Data lines:
++++

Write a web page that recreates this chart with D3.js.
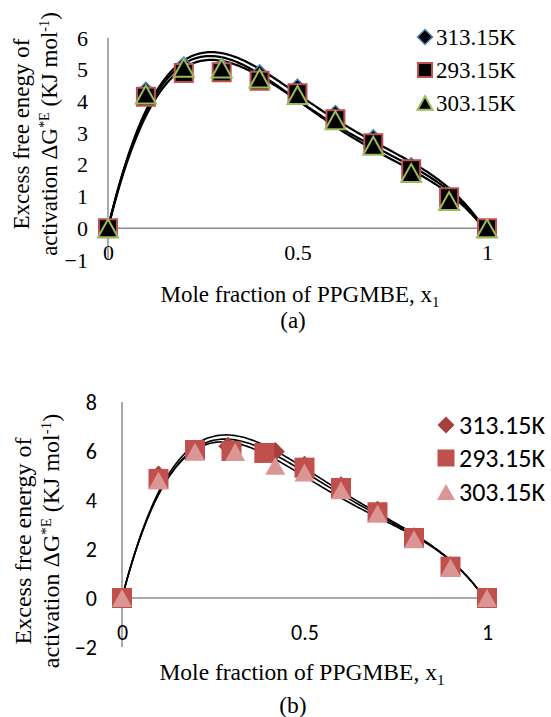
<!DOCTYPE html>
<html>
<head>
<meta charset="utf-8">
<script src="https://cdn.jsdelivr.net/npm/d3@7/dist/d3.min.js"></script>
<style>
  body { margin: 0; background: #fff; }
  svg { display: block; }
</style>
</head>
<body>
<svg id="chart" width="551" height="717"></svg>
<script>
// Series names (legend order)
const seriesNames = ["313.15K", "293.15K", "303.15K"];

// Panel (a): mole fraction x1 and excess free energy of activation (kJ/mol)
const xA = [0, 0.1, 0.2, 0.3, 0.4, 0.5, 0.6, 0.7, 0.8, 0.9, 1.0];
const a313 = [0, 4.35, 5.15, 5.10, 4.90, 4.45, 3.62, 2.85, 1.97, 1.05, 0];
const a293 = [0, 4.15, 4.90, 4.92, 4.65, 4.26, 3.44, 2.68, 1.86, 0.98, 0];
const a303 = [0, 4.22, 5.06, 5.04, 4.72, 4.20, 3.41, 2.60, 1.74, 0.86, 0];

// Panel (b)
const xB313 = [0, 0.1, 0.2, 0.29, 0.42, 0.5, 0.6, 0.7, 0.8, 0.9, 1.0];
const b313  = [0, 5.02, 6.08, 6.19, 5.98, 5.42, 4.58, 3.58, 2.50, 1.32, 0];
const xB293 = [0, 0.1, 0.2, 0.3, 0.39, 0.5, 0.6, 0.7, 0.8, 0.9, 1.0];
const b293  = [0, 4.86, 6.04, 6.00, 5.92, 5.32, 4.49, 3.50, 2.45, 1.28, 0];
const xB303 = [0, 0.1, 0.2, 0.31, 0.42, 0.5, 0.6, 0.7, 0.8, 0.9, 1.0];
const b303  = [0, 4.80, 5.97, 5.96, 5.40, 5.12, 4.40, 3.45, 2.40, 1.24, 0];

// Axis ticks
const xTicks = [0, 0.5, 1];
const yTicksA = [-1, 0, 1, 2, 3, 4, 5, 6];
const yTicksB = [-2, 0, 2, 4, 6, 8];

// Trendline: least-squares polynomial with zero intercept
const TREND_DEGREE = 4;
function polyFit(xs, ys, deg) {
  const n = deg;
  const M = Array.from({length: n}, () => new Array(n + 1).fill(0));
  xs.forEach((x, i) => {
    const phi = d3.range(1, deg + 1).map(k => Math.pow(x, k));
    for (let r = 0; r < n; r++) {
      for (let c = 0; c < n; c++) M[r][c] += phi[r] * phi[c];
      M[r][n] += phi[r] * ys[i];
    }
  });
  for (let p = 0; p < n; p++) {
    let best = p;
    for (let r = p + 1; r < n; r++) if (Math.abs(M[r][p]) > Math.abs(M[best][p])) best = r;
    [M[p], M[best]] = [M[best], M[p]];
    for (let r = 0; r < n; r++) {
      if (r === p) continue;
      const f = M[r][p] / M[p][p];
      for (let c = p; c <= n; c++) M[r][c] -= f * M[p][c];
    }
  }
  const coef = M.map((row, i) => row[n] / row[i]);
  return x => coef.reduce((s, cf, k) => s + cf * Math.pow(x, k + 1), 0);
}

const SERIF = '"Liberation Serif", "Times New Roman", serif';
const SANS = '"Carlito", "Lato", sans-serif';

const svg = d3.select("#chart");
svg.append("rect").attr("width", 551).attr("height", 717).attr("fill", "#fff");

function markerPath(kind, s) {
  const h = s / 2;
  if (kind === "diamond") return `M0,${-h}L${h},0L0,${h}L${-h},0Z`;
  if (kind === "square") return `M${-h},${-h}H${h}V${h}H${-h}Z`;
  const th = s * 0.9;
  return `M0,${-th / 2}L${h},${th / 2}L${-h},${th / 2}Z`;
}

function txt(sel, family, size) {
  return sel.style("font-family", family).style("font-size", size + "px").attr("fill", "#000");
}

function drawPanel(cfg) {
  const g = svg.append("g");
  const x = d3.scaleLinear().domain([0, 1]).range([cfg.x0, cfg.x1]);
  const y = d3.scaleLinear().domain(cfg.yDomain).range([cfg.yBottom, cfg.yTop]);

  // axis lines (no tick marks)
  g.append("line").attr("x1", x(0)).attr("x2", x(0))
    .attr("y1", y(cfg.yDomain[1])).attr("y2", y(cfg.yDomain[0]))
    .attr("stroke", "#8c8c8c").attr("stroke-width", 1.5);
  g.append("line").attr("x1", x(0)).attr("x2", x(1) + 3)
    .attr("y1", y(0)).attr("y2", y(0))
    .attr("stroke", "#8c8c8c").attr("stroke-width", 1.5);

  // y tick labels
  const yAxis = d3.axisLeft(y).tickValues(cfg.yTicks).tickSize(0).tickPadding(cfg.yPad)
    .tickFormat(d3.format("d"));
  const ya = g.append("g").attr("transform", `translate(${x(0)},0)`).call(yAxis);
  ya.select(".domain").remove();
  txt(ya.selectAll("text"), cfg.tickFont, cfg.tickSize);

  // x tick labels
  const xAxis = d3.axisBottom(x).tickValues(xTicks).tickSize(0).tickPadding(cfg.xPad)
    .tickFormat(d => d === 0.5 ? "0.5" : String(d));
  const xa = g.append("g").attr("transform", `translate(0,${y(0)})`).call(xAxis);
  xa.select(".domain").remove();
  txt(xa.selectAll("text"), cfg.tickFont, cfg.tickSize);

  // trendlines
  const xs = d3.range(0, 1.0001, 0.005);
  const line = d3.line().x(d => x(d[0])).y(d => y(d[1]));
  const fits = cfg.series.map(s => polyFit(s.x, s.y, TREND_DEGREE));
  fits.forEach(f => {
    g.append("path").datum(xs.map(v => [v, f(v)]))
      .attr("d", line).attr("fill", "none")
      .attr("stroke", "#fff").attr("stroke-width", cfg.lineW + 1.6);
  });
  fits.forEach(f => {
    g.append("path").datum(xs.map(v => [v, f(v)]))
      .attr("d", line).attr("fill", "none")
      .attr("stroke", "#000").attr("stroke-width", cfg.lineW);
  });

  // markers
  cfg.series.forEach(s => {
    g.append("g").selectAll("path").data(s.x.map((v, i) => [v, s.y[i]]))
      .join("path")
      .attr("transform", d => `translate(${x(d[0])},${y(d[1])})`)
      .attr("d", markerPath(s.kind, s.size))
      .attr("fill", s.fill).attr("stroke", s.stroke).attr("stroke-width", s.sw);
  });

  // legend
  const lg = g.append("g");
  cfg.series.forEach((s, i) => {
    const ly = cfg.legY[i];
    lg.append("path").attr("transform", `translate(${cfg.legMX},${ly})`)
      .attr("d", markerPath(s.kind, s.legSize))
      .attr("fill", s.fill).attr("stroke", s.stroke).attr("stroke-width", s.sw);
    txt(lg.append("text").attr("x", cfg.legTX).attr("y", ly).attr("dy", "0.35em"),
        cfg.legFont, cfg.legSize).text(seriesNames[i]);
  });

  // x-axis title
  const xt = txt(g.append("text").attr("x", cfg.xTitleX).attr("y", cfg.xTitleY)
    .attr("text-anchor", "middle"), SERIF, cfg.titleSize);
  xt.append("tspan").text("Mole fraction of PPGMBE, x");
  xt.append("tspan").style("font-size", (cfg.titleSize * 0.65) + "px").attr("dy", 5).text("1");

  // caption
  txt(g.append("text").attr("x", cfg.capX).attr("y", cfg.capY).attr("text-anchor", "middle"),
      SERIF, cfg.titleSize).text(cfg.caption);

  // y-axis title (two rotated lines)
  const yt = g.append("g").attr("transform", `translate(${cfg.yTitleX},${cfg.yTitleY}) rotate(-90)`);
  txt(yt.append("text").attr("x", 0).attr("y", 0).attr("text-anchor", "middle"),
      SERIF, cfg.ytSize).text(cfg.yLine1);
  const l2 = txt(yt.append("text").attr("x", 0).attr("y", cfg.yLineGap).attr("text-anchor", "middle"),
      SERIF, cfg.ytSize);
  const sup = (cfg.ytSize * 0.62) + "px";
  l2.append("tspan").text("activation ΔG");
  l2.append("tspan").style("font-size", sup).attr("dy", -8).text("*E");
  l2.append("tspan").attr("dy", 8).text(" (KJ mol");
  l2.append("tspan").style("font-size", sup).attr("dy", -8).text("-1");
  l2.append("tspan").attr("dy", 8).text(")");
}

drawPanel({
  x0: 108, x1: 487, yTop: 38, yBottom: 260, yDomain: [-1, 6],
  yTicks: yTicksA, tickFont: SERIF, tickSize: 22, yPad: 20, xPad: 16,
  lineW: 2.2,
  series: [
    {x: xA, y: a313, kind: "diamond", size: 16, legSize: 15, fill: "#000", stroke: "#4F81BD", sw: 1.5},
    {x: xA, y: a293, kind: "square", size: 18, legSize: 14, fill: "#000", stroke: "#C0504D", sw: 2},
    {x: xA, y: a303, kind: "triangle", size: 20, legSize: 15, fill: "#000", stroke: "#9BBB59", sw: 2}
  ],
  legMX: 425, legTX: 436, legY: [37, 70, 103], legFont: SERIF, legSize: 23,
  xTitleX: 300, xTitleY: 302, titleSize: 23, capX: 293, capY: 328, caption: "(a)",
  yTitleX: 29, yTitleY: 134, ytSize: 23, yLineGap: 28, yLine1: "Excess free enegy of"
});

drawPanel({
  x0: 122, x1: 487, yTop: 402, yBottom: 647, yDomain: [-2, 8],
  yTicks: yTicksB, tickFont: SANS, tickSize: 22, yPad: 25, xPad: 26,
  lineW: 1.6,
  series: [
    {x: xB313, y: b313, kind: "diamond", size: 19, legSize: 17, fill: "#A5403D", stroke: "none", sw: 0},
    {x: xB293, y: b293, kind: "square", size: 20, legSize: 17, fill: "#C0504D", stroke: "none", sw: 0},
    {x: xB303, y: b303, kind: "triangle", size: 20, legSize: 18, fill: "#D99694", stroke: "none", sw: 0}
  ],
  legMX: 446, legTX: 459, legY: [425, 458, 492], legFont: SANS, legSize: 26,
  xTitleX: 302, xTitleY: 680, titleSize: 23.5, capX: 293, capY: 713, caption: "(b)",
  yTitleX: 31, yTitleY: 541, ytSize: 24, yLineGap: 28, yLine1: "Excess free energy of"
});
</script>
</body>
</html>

++++

What needs to be done: Write out nothing but the lines from the start of the data through the line with "const yTicksB = [-2, 0, 2, 4, 6, 8];". Leave out the pictures.

Result for this exercise:
Write a web page that recreates this chart with D3.js.
<!DOCTYPE html>
<html>
<head>
<meta charset="utf-8">
<script src="https://cdn.jsdelivr.net/npm/d3@7/dist/d3.min.js"></script>
<style>
  body { margin: 0; background: #fff; }
  svg { display: block; }
</style>
</head>
<body>
<svg id="chart" width="551" height="717"></svg>
<script>
// Series names (legend order)
const seriesNames = ["313.15K", "293.15K", "303.15K"];

// Panel (a): mole fraction x1 and excess free energy of activation (kJ/mol)
const xA = [0, 0.1, 0.2, 0.3, 0.4, 0.5, 0.6, 0.7, 0.8, 0.9, 1.0];
const a313 = [0, 4.35, 5.15, 5.10, 4.90, 4.45, 3.62, 2.85, 1.97, 1.05, 0];
const a293 = [0, 4.15, 4.90, 4.92, 4.65, 4.26, 3.44, 2.68, 1.86, 0.98, 0];
const a303 = [0, 4.22, 5.06, 5.04, 4.72, 4.20, 3.41, 2.60, 1.74, 0.86, 0];

// Panel (b)
const xB313 = [0, 0.1, 0.2, 0.29, 0.42, 0.5, 0.6, 0.7, 0.8, 0.9, 1.0];
const b313  = [0, 5.02, 6.08, 6.19, 5.98, 5.42, 4.58, 3.58, 2.50, 1.32, 0];
const xB293 = [0, 0.1, 0.2, 0.3, 0.39, 0.5, 0.6, 0.7, 0.8, 0.9, 1.0];
const b293  = [0, 4.86, 6.04, 6.00, 5.92, 5.32, 4.49, 3.50, 2.45, 1.28, 0];
const xB303 = [0, 0.1, 0.2, 0.31, 0.42, 0.5, 0.6, 0.7, 0.8, 0.9, 1.0];
const b303  = [0, 4.80, 5.97, 5.96, 5.40, 5.12, 4.40, 3.45, 2.40, 1.24, 0];

// Axis ticks
const xTicks = [0, 0.5, 1];
const yTicksA = [-1, 0, 1, 2, 3, 4, 5, 6];
const yTicksB = [-2, 0, 2, 4, 6, 8];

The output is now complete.